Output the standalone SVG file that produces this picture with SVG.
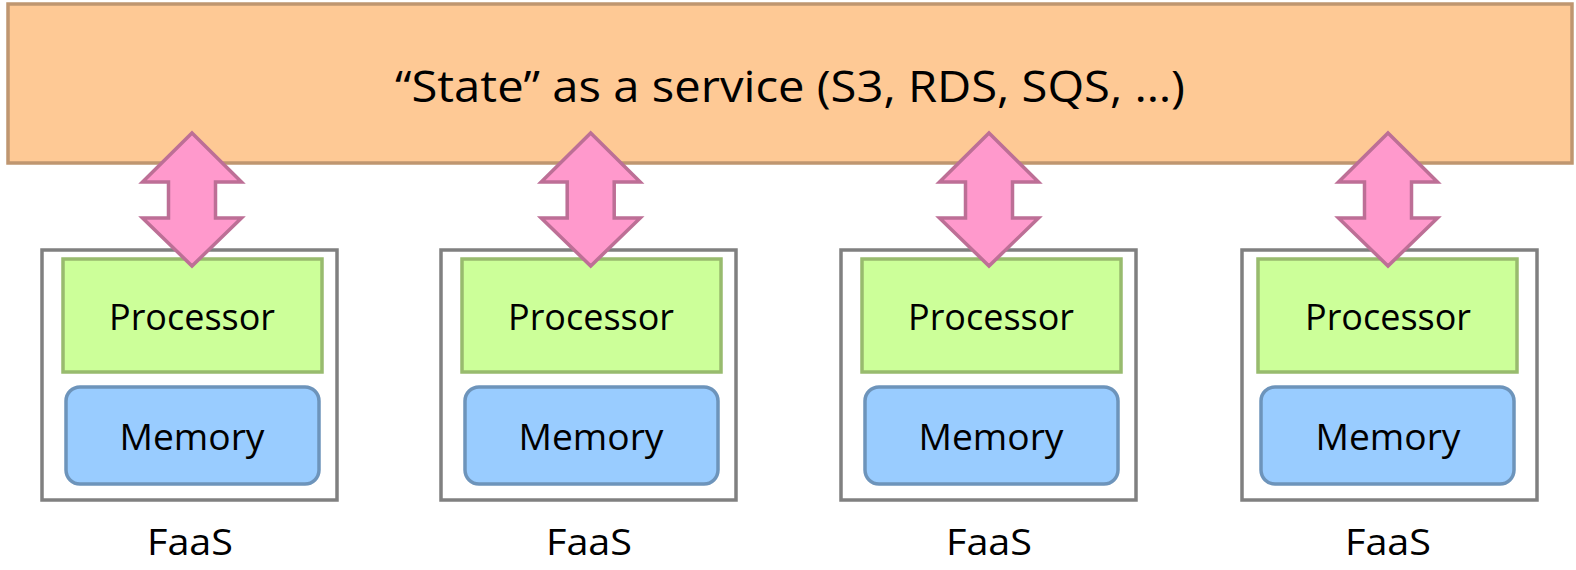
<svg xmlns="http://www.w3.org/2000/svg" width="1576" height="570" viewBox="0 0 1576 570">
  <defs>
    <style>
      .state { fill: #fec995; stroke: #bf9670; stroke-width: 3.5; }
      .faas { fill: #ffffff; stroke: #808080; stroke-width: 3.5; }
      .cpu { fill: #ccff99; stroke: #98bb6e; stroke-width: 3.5; }
      .mem { fill: #99ccff; stroke: #6d94bb; stroke-width: 3.5; }
      .link { fill: #ff99cc; stroke: #bd6f96; stroke-width: 3.5; stroke-linejoin: miter; }
      text { font-family: "Open Sans", "Liberation Sans", sans-serif; fill: #000000; text-anchor: middle; }
      .title { font-size: 43px; }
      .lbl { font-size: 37px; }
    </style>
    <!-- double-headed block arrow, centred on x = 0 -->
    <polygon id="dbl" class="link" points="0,133 49.5,182 23.5,182 23.5,218 49.5,218 0,266 -49.5,218 -23.5,218 -23.5,182 -49.5,182"/>
  </defs>

  <g id="state-service">
    <rect class="state" x="8" y="4" width="1564" height="159"/>
    <text class="title" x="790" y="102" textLength="790" lengthAdjust="spacingAndGlyphs">“State” as a service (S3, RDS, SQS, …)</text>
  </g>

  <g id="faas-1" transform="translate(0,0)">
    <rect class="faas" x="42" y="250" width="295" height="250"/>
    <rect class="cpu" x="63" y="259" width="259" height="113"/>
    <text class="lbl" x="192" y="330" textLength="166" lengthAdjust="spacingAndGlyphs">Processor</text>
    <rect class="mem" x="66" y="387" width="253" height="97" rx="14"/>
    <text class="lbl" x="192" y="450" textLength="145" lengthAdjust="spacingAndGlyphs">Memory</text>
    <text class="lbl" x="190" y="555" textLength="86" lengthAdjust="spacingAndGlyphs">FaaS</text>
  </g>

  <g id="faas-2" transform="translate(399,0)">
    <rect class="faas" x="42" y="250" width="295" height="250"/>
    <rect class="cpu" x="63" y="259" width="259" height="113"/>
    <text class="lbl" x="192" y="330" textLength="166" lengthAdjust="spacingAndGlyphs">Processor</text>
    <rect class="mem" x="66" y="387" width="253" height="97" rx="14"/>
    <text class="lbl" x="192" y="450" textLength="145" lengthAdjust="spacingAndGlyphs">Memory</text>
    <text class="lbl" x="190" y="555" textLength="86" lengthAdjust="spacingAndGlyphs">FaaS</text>
  </g>

  <g id="faas-3" transform="translate(799,0)">
    <rect class="faas" x="42" y="250" width="295" height="250"/>
    <rect class="cpu" x="63" y="259" width="259" height="113"/>
    <text class="lbl" x="192" y="330" textLength="166" lengthAdjust="spacingAndGlyphs">Processor</text>
    <rect class="mem" x="66" y="387" width="253" height="97" rx="14"/>
    <text class="lbl" x="192" y="450" textLength="145" lengthAdjust="spacingAndGlyphs">Memory</text>
    <text class="lbl" x="190" y="555" textLength="86" lengthAdjust="spacingAndGlyphs">FaaS</text>
  </g>

  <g id="faas-4" transform="translate(1200,0)">
    <rect class="faas" x="42" y="250" width="295" height="250"/>
    <rect class="cpu" x="58" y="259" width="259" height="113"/>
    <text class="lbl" x="188" y="330" textLength="166" lengthAdjust="spacingAndGlyphs">Processor</text>
    <rect class="mem" x="61" y="387" width="253" height="97" rx="14"/>
    <text class="lbl" x="188" y="450" textLength="145" lengthAdjust="spacingAndGlyphs">Memory</text>
    <text class="lbl" x="188" y="555" textLength="86" lengthAdjust="spacingAndGlyphs">FaaS</text>
  </g>

  <g id="connectors">
    <use href="#dbl" x="192"/>
    <use href="#dbl" x="590.7"/>
    <use href="#dbl" x="989"/>
    <use href="#dbl" x="1388"/>
  </g>
</svg>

__________

* _THE EXERCISE_: Transcribe the material as is, with images omitted.

* _WRITTEN ANSWER_:
Output the standalone SVG file that produces this picture with SVG.
<svg xmlns="http://www.w3.org/2000/svg" width="1576" height="570" viewBox="0 0 1576 570">
  <defs>
    <style>
      .state { fill: #fec995; stroke: #bf9670; stroke-width: 3.5; }
      .faas { fill: #ffffff; stroke: #808080; stroke-width: 3.5; }
      .cpu { fill: #ccff99; stroke: #98bb6e; stroke-width: 3.5; }
      .mem { fill: #99ccff; stroke: #6d94bb; stroke-width: 3.5; }
      .link { fill: #ff99cc; stroke: #bd6f96; stroke-width: 3.5; stroke-linejoin: miter; }
      text { font-family: "Open Sans", "Liberation Sans", sans-serif; fill: #000000; text-anchor: middle; }
      .title { font-size: 43px; }
      .lbl { font-size: 37px; }
    </style>
    <!-- double-headed block arrow, centred on x = 0 -->
    <polygon id="dbl" class="link" points="0,133 49.5,182 23.5,182 23.5,218 49.5,218 0,266 -49.5,218 -23.5,218 -23.5,182 -49.5,182"/>
  </defs>

  <g id="state-service">
    <rect class="state" x="8" y="4" width="1564" height="159"/>
    <text class="title" x="790" y="102" textLength="790" lengthAdjust="spacingAndGlyphs">“State” as a service (S3, RDS, SQS, …)</text>
  </g>

  <g id="faas-1" transform="translate(0,0)">
    <rect class="faas" x="42" y="250" width="295" height="250"/>
    <rect class="cpu" x="63" y="259" width="259" height="113"/>
    <text class="lbl" x="192" y="330" textLength="166" lengthAdjust="spacingAndGlyphs">Processor</text>
    <rect class="mem" x="66" y="387" width="253" height="97" rx="14"/>
    <text class="lbl" x="192" y="450" textLength="145" lengthAdjust="spacingAndGlyphs">Memory</text>
    <text class="lbl" x="190" y="555" textLength="86" lengthAdjust="spacingAndGlyphs">FaaS</text>
  </g>

  <g id="faas-2" transform="translate(399,0)">
    <rect class="faas" x="42" y="250" width="295" height="250"/>
    <rect class="cpu" x="63" y="259" width="259" height="113"/>
    <text class="lbl" x="192" y="330" textLength="166" lengthAdjust="spacingAndGlyphs">Processor</text>
    <rect class="mem" x="66" y="387" width="253" height="97" rx="14"/>
    <text class="lbl" x="192" y="450" textLength="145" lengthAdjust="spacingAndGlyphs">Memory</text>
    <text class="lbl" x="190" y="555" textLength="86" lengthAdjust="spacingAndGlyphs">FaaS</text>
  </g>

  <g id="faas-3" transform="translate(799,0)">
    <rect class="faas" x="42" y="250" width="295" height="250"/>
    <rect class="cpu" x="63" y="259" width="259" height="113"/>
    <text class="lbl" x="192" y="330" textLength="166" lengthAdjust="spacingAndGlyphs">Processor</text>
    <rect class="mem" x="66" y="387" width="253" height="97" rx="14"/>
    <text class="lbl" x="192" y="450" textLength="145" lengthAdjust="spacingAndGlyphs">Memory</text>
    <text class="lbl" x="190" y="555" textLength="86" lengthAdjust="spacingAndGlyphs">FaaS</text>
  </g>

  <g id="faas-4" transform="translate(1200,0)">
    <rect class="faas" x="42" y="250" width="295" height="250"/>
    <rect class="cpu" x="58" y="259" width="259" height="113"/>
    <text class="lbl" x="188" y="330" textLength="166" lengthAdjust="spacingAndGlyphs">Processor</text>
    <rect class="mem" x="61" y="387" width="253" height="97" rx="14"/>
    <text class="lbl" x="188" y="450" textLength="145" lengthAdjust="spacingAndGlyphs">Memory</text>
    <text class="lbl" x="188" y="555" textLength="86" lengthAdjust="spacingAndGlyphs">FaaS</text>
  </g>

  <g id="connectors">
    <use href="#dbl" x="192"/>
    <use href="#dbl" x="590.7"/>
    <use href="#dbl" x="989"/>
    <use href="#dbl" x="1388"/>
  </g>
</svg>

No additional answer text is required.